But isnt this whole thread people saying "compromise" while restating their hard line? Be that a "worldbuilding project," or the "no restrictions" mantra?
It seems to me that only a few people like
@EzekielRaiden have expressed a desire to actually compromise. Most just say, "My way must win."
It has not seemed to me that folks calling for compromise are actually saying "my way must win".
They are instead saying "you can't piss on my trouser and tell me it's raining."
Imagine a robber-baron "compromising" with someone he's stealing land from by saying he'll hire her, at a wage well above entry. From his position, he probably thinks that's a generous offer, he is after all agreeing to an employment contract. But from her perspective, this is a man trying to get her to be okay with him stealing her land, and buying her off with an above-minimum-wage job. That's not a compromise, even if one side thinks it is. If the robber baron has the power to unilaterally just make this happen, that doesn't suddenly make his proposal a compromise when it isn't.
An actual compromise would be the man agreeing to pay a fair price for the land, and her accepting that genuine offer, then they go their separate ways.

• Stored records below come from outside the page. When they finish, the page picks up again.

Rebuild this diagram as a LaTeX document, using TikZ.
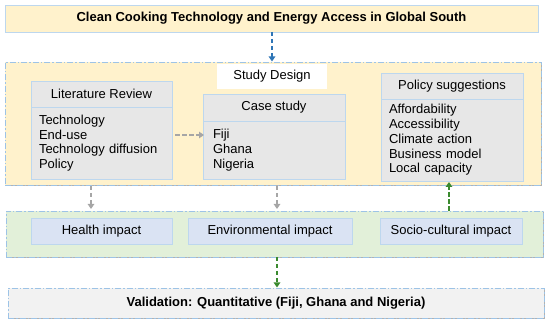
\documentclass[tikz,border=0pt]{standalone}
\usepackage{fontspec}
\setmainfont{Liberation Sans}
\usetikzlibrary{arrows.meta,shadows,calc}
\definecolor{yel}{HTML}{FFF2CC}
\definecolor{grn}{HTML}{E2F0D9}
\definecolor{gbox}{HTML}{E7E7E7}
\definecolor{bord}{HTML}{BDD7EE}
\definecolor{dashb}{HTML}{9DC3E6}
\definecolor{imp}{HTML}{DAE3F3}
\definecolor{valf}{HTML}{F2F2F2}
\definecolor{barr}{HTML}{2E75B6}
\definecolor{garr}{HTML}{A6A6A6}
\definecolor{grarr}{HTML}{3A8A2E}
\begin{document}
\begin{tikzpicture}[x=1pt,y=-1pt,
  every node/.style={font=\fontsize{13}{14.7}\selectfont, inner sep=0pt, outer sep=0pt},
  shad/.style={drop shadow={shadow xshift=1.2pt,shadow yshift=-1.5pt,fill=black!55,opacity=.55}},
  region/.style={rectangle, draw=dashb, line width=0.9pt, dash pattern=on 6pt off 2pt on 1.5pt off 2pt, shad},
  hdr/.style={rectangle, fill=gbox, draw=bord, line width=0.9pt, minimum height=26pt},
  bodyb/.style={rectangle, fill=gbox, draw=bord, line width=0.9pt, align=left},
  impb/.style={rectangle, fill=imp, draw=bord, line width=0.9pt, minimum height=26pt},
  arr/.style={line width=1.8pt, dash pattern=on 4.5pt off 2.5pt, -{Triangle[length=5pt,width=6.5pt]}},
]
\useasboundingbox (0,0) rectangle (550,326);
% top
\node[rectangle, fill=yel, draw=bord, line width=0.9pt, shad, minimum width=533pt, minimum height=27pt, font=\fontsize{13}{15}\selectfont\bfseries] (top) at (271.5,18.5) {Clean Cooking Technology and Energy Access in Global South};
% design region
\node[region, fill=yel, minimum width=536pt, minimum height=123pt] (design) at (273,123.5) {};
\node[rectangle, fill=white, minimum width=110pt, minimum height=25pt] (sd) at (272,76.5) {Study Design};
% literature
\node[bodyb, minimum width=141pt, minimum height=72pt, text width=125pt] (litbody) at (101.5,143) {Technology\\End-use\\Technology diffusion\\Policy};
\node[hdr, minimum width=141pt] (lith) at (101.5,94) {Literature Review};
% case
\node[bodyb, minimum width=142pt, minimum height=58pt, text width=122pt] (casebody) at (274,150) {Fiji\\Ghana\\Nigeria};
\node[hdr, minimum width=142pt, minimum height=27pt] (caseh) at (274,107.5) {Case study};
% policy
\node[bodyb, minimum width=142pt, minimum height=82pt, text width=126pt] (polbody) at (452,140) {Affordability\\Accessibility\\Climate action\\Business model\\Local capacity};
\node[hdr, minimum width=142pt] (polh) at (452,86) {Policy suggestions};
% green region
\node[region, fill=grn, minimum width=537pt, minimum height=46pt] (impact) at (274.5,234) {};
\node[impb, minimum width=141pt] (health) at (101.5,231) {Health impact};
\node[impb, minimum width=164pt] (env) at (270,231) {Environmental impact};
\node[impb, minimum width=142pt] (socio) at (451,231) {Socio-cultural impact};
% validation
\node[region, fill=valf, minimum width=536pt, minimum height=30pt, font=\fontsize{13}{15}\selectfont\bfseries] (val) at (276,303) {Validation: Quantitative (Fiji, Ghana and Nigeria)};
% arrows
\draw[arr, barr] (top.south -| 272,0) -- ([yshift=0.5pt]design.north -| 272,0);
\draw[arr, garr] ($(litbody.east)+(3,-8)$) -- ($(casebody.west)+(1,-15)$);
\draw[arr, garr] ([yshift=-1pt]design.south -| 91,0) -- ([yshift=2pt]impact.north -| 91,0);
\draw[arr, garr] ([yshift=-1pt]design.south -| 277,0) -- ([yshift=2pt]impact.north -| 277,0);
\draw[arr, grarr] (impact.north -| 449,0) -- ([yshift=-1pt]polbody.south -| 449,0);
\draw[arr, grarr] (impact.south -| 277,0) -- ([yshift=0.5pt]val.north -| 277,0);
\end{tikzpicture}
\end{document}
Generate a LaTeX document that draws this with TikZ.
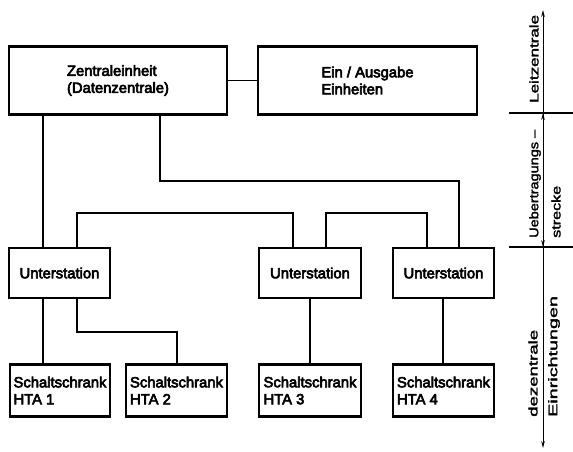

In a similar way, being told "well you can't play a dragonborn, but you can come from the Dragon Clan of barbarians and call yourself a 'dragonborn', but you'll be human" is not a compromise. And yes, that is a real example actually floated in a previous thread like this, from the pro-GM side. A "compromise" sincerely proposed, but clearly with the awareness that it would be rejected....something that was characterized as unreasonable, petulant demands from a player.
So yeah. There's a great deal of talk of compromise. I find most people on the "GM empowerment" side are very prone to proposing false compromise that barely even pays lip service to what the other side wants.